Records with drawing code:
********************
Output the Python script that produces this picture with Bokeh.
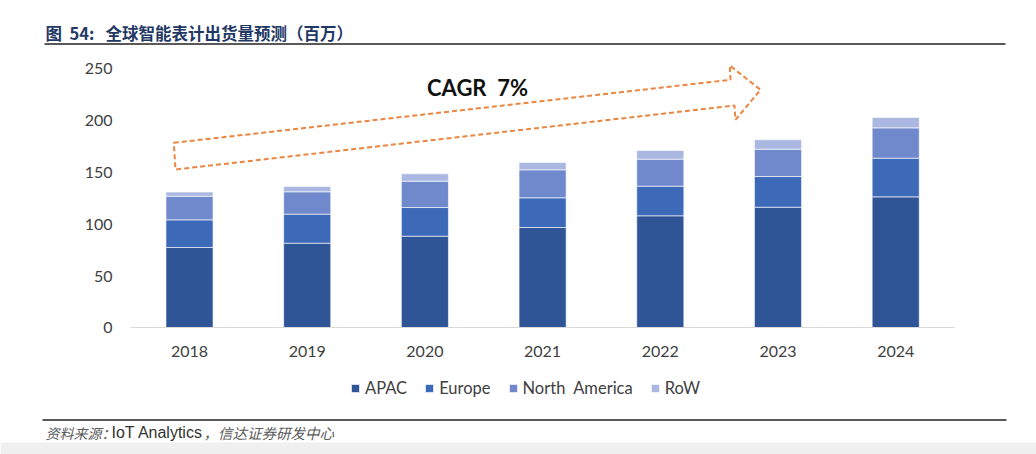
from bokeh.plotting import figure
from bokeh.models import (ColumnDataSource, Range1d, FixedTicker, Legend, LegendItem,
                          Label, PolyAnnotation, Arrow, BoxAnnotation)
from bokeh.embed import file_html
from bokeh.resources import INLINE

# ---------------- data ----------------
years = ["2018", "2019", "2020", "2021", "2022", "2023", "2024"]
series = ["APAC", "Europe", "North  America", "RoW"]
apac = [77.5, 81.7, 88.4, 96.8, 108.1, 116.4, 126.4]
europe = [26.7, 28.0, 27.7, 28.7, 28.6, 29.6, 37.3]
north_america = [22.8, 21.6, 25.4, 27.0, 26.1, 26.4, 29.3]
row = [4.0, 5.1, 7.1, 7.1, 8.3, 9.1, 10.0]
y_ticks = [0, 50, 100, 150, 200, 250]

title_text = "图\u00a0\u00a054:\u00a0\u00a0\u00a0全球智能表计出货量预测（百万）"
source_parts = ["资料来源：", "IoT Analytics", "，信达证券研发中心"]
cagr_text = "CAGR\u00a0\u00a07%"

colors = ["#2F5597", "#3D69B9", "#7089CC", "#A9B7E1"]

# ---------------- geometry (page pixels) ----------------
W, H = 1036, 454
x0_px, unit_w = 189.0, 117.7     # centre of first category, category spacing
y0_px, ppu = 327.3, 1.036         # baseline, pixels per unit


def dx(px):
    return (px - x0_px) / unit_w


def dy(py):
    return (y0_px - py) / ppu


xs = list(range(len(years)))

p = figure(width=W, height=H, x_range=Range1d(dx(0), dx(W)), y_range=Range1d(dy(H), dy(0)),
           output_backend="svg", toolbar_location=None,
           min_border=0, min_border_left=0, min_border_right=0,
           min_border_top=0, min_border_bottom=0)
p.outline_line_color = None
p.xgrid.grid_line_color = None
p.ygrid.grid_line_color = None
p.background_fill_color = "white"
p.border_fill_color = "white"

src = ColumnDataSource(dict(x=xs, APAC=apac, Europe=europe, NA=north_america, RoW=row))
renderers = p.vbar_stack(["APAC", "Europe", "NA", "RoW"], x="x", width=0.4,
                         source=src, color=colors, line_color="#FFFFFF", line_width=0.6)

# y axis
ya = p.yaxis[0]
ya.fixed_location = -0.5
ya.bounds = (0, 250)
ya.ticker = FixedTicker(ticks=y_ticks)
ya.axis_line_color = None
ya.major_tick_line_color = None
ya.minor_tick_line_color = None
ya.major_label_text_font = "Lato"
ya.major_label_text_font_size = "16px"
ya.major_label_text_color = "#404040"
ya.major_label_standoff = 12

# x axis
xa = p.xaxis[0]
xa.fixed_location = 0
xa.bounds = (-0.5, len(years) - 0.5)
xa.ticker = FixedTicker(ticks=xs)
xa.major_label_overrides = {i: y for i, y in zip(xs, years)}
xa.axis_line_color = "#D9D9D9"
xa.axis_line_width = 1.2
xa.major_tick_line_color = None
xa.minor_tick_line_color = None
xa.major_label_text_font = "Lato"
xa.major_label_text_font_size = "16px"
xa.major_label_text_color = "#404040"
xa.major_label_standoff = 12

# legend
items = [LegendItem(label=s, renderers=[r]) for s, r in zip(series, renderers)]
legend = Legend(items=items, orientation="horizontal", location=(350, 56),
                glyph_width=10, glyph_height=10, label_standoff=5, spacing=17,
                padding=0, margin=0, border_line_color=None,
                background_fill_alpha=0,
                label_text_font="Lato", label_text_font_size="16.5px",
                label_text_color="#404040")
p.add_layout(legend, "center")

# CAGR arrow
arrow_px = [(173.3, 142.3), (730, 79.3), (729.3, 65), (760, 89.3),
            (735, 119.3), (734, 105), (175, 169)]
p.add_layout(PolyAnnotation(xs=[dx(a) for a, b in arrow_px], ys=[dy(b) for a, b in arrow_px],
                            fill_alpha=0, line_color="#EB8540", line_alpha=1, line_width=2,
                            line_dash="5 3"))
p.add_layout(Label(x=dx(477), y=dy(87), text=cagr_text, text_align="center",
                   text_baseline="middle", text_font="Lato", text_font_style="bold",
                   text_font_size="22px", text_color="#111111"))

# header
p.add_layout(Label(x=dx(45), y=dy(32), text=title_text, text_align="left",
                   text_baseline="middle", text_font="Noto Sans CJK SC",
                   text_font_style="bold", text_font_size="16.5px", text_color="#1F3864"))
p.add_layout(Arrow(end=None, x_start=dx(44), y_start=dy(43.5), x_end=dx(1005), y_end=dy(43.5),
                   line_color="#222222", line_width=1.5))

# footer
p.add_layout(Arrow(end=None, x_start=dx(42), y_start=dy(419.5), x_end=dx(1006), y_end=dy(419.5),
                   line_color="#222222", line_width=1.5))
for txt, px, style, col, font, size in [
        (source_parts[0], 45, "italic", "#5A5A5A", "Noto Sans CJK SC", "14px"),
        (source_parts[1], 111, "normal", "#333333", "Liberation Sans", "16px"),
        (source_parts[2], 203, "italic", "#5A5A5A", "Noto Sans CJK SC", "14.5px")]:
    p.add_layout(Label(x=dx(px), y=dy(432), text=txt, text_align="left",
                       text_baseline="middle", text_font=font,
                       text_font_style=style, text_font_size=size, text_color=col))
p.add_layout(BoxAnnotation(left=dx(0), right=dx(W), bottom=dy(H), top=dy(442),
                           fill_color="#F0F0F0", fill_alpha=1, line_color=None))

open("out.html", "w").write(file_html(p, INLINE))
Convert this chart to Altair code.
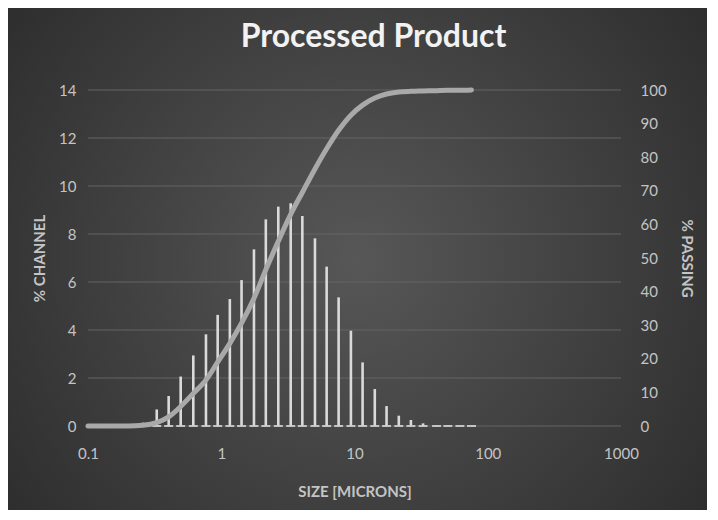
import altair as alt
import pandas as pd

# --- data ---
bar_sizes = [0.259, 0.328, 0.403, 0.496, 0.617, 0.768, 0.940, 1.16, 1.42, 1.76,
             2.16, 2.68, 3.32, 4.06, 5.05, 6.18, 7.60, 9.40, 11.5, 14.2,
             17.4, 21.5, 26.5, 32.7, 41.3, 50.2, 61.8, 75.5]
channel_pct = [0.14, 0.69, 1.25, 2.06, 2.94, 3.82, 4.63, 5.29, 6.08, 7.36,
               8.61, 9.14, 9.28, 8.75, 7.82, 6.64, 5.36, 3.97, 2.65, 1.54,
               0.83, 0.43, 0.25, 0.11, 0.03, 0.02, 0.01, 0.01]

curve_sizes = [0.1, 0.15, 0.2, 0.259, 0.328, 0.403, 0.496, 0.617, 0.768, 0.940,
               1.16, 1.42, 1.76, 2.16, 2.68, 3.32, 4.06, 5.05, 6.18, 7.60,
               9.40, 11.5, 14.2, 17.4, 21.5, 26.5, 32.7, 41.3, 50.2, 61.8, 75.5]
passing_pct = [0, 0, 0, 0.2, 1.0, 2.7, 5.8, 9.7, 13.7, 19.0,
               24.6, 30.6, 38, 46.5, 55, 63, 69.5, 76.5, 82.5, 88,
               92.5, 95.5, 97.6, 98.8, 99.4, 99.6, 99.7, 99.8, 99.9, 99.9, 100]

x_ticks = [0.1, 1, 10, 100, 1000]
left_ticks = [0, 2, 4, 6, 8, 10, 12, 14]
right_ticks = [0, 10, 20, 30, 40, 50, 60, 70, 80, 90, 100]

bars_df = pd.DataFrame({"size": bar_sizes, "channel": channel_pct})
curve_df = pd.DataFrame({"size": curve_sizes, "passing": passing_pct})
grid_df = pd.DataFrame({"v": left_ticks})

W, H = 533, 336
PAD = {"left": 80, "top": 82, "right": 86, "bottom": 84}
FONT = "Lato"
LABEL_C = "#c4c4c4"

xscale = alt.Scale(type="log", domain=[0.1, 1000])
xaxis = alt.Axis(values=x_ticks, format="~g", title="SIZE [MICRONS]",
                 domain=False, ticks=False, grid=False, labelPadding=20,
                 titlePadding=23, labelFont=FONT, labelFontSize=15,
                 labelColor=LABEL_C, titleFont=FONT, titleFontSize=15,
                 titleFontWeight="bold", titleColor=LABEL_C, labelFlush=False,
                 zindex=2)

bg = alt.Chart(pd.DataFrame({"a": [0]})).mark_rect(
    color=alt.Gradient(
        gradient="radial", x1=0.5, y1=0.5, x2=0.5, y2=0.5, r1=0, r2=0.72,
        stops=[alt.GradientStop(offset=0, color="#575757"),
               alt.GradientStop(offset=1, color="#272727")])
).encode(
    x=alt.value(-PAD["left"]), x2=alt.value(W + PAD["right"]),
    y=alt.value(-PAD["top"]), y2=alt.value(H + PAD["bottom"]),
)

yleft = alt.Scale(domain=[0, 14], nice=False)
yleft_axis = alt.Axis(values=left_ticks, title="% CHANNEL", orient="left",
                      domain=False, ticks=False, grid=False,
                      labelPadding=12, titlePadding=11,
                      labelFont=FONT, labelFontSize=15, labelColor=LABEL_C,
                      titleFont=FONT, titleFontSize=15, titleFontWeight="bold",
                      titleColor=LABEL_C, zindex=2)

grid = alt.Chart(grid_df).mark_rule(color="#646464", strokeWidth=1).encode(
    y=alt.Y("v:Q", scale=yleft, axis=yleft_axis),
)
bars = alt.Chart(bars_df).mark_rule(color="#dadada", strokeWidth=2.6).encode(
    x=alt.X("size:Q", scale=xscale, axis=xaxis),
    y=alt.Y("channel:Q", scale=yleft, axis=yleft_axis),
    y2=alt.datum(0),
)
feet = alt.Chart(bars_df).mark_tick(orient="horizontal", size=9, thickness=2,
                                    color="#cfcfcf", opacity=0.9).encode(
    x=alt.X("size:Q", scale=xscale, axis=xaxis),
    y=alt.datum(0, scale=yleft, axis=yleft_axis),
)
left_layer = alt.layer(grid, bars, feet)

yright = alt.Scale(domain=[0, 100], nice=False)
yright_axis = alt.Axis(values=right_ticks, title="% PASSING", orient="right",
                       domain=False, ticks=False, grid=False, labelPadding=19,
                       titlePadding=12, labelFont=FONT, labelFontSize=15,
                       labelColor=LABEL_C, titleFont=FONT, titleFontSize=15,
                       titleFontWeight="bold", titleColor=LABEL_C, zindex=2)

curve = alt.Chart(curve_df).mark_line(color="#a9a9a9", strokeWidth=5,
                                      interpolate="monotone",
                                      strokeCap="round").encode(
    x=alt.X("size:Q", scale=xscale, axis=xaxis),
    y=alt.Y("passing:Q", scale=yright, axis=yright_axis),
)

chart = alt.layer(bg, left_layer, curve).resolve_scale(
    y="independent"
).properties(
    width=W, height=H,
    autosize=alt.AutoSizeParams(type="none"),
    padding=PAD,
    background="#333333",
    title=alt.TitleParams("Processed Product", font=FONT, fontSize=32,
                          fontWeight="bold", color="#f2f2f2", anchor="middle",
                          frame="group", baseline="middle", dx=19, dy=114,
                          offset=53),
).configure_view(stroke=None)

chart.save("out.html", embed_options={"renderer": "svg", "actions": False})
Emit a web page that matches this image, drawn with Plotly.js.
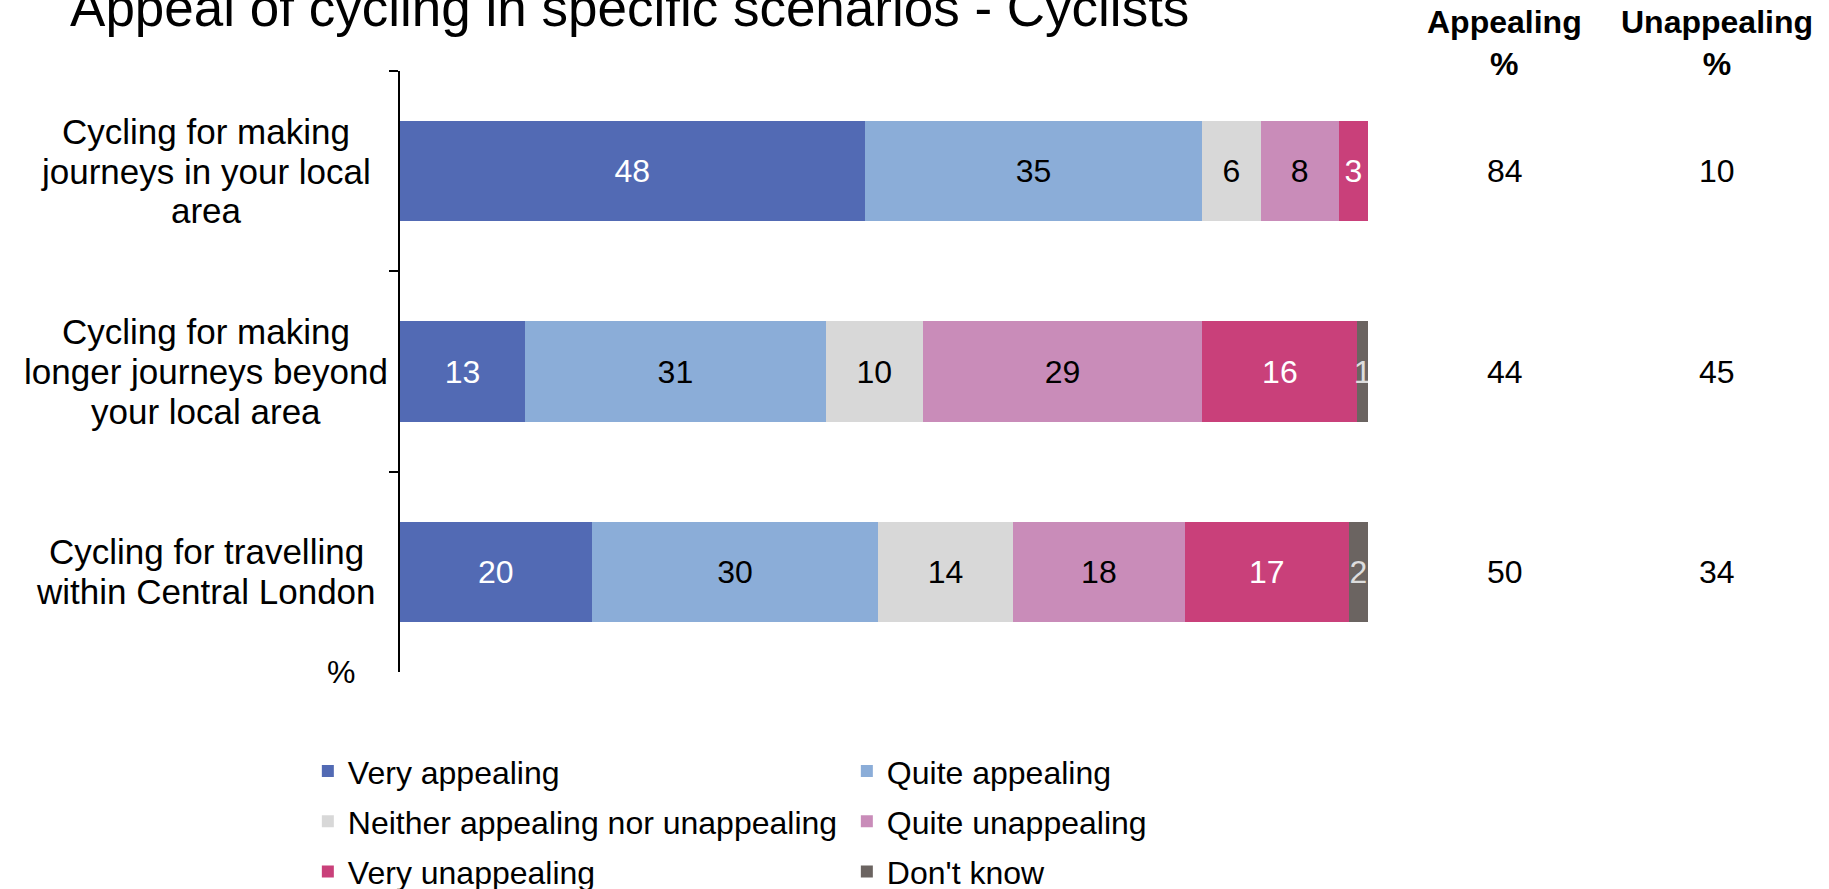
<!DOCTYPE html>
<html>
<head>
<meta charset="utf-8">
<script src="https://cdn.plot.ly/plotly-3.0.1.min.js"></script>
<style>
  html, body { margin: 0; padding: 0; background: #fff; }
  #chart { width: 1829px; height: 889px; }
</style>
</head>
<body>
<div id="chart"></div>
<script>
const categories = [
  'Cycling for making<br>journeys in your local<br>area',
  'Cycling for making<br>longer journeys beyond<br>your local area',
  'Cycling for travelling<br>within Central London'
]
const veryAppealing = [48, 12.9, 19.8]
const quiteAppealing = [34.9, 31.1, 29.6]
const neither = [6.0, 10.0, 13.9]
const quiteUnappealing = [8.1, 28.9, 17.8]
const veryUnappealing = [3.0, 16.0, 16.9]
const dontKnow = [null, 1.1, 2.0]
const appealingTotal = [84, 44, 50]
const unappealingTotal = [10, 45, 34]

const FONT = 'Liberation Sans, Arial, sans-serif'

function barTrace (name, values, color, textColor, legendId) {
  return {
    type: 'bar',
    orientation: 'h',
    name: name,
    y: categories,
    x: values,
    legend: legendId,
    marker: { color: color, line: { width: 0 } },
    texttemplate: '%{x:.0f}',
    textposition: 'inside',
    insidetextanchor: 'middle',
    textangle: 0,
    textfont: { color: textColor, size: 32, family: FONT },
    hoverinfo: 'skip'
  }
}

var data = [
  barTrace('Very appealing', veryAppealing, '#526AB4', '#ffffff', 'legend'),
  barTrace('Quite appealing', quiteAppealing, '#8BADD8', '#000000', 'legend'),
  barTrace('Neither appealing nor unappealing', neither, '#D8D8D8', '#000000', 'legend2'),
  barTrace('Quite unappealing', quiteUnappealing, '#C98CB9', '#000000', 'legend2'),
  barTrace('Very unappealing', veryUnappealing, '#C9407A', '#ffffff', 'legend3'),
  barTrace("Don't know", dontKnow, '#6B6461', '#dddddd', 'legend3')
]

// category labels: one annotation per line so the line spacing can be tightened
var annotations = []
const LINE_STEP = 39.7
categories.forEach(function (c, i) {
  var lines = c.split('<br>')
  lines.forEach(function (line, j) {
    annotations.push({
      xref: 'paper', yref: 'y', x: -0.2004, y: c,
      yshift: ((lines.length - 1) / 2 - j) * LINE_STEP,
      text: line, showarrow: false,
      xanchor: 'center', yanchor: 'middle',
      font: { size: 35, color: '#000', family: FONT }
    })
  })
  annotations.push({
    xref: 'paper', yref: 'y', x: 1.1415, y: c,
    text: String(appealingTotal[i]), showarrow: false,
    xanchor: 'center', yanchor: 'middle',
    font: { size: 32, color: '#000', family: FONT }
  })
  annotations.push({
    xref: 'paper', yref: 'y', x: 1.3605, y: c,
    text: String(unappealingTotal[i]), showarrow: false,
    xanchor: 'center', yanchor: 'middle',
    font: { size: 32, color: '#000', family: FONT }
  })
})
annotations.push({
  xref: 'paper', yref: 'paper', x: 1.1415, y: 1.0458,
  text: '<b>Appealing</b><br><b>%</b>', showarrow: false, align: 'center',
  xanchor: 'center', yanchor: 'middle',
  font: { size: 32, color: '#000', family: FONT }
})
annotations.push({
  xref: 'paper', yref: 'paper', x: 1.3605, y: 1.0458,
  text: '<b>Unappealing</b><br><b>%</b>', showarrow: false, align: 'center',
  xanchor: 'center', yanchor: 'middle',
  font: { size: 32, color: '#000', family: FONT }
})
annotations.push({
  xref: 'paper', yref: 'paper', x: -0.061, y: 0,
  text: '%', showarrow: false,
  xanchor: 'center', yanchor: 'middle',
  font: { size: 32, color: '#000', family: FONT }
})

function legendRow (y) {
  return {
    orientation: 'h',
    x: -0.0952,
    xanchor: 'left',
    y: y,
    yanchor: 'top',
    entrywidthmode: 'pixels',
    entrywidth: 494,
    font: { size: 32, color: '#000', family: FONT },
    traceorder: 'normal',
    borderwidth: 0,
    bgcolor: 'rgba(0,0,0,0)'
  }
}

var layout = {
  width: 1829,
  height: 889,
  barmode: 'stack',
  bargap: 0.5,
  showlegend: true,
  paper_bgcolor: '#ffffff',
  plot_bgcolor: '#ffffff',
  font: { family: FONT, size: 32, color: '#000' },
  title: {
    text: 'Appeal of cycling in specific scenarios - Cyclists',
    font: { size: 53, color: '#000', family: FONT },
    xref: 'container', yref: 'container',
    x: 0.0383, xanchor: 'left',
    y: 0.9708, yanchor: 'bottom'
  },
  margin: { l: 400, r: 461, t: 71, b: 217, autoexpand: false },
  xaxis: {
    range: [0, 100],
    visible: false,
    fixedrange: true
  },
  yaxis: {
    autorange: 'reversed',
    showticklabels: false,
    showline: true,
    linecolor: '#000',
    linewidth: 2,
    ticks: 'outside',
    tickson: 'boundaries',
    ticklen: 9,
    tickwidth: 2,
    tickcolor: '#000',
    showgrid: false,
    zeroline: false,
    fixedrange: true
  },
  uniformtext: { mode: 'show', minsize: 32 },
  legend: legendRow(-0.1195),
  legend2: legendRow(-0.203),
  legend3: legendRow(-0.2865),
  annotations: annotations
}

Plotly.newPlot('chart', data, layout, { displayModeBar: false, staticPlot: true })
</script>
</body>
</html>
********************
_WHAT TO WORK ON_: Keep to the stretch from the line containing "Convert this chart to Altair code." through the line containing "import pandas as pd", both ends included, and copy it exactly from the listing above, minus the pictures.

_PROBLEM SOLUTION_:
Convert this chart to Altair code.
import altair as alt
import pandas as pd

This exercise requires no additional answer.